A past spent listening to records in the shadows of the music business, waiting to achieve a dream. Today: an indie label, a self-produced work and such a star parade that every major should set its aerials in tune with it. But there’s no need for that: Emory Joseph walks with his own legs and makes a present for an ageless music, traditional and modern, country, R&B and soul. Authentic music from with roots, “roots music” painted into an unconditional frame, light years far from marketing and false glitters. With the help of musicians like Kenny Aronoff, Soozie Tyrell, Levon Helm, “T-Bone” Wolk and Jon Carroll, this singer-songwriter bears high-level comparisons and records an absolutely interesting album.
Labor & Spirits is a container, a lunch box filled with sounds that cross America, from the Memphis brass of Carolina Princess to the lively Louisiana of Be Home Baby, from the Oklahoma in Work To Do (old school, electric rhythm guitar, choirs and an ending somewhere between blues and gospel) to Sweet William, a ballad; little and provincial, but ploughed by fiddle and Hammond. The playful acoustic piano swing of Rhum and Coffee (dedicated to Guy Clark) blends with the romantic and honeyed The Same that follows. Early In The Morning is a soft and sugary ballad, though a dark reflection of an ended love that is pathetic in the things that all of us had to face at least once in our life.

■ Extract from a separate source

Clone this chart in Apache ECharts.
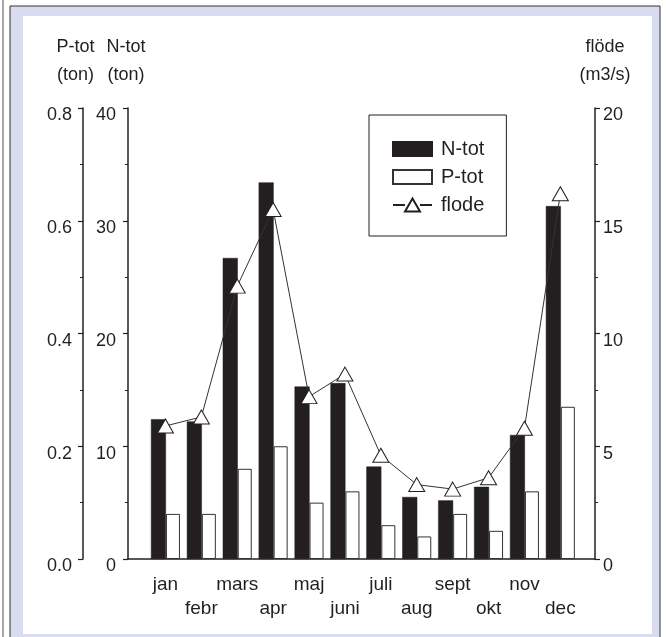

It’s his first album, and his maturity allows him to place, with non-chalance and in-between sorrowful lines like “Last night you said it's over" and "I know you don't love me, but what can I do?", a slice of daily life like "Right now the dog wants out, and the cat wants back in": sensational.
Ten whispered, shouted and spoken pieces, ten genuine pieces and a funky-ish “hidden” track, recorded between New York and Los Angeles that give a full hug to a music fertile land too many times forgotten by the new generations. We’re lucky there’s Emory Joseph.”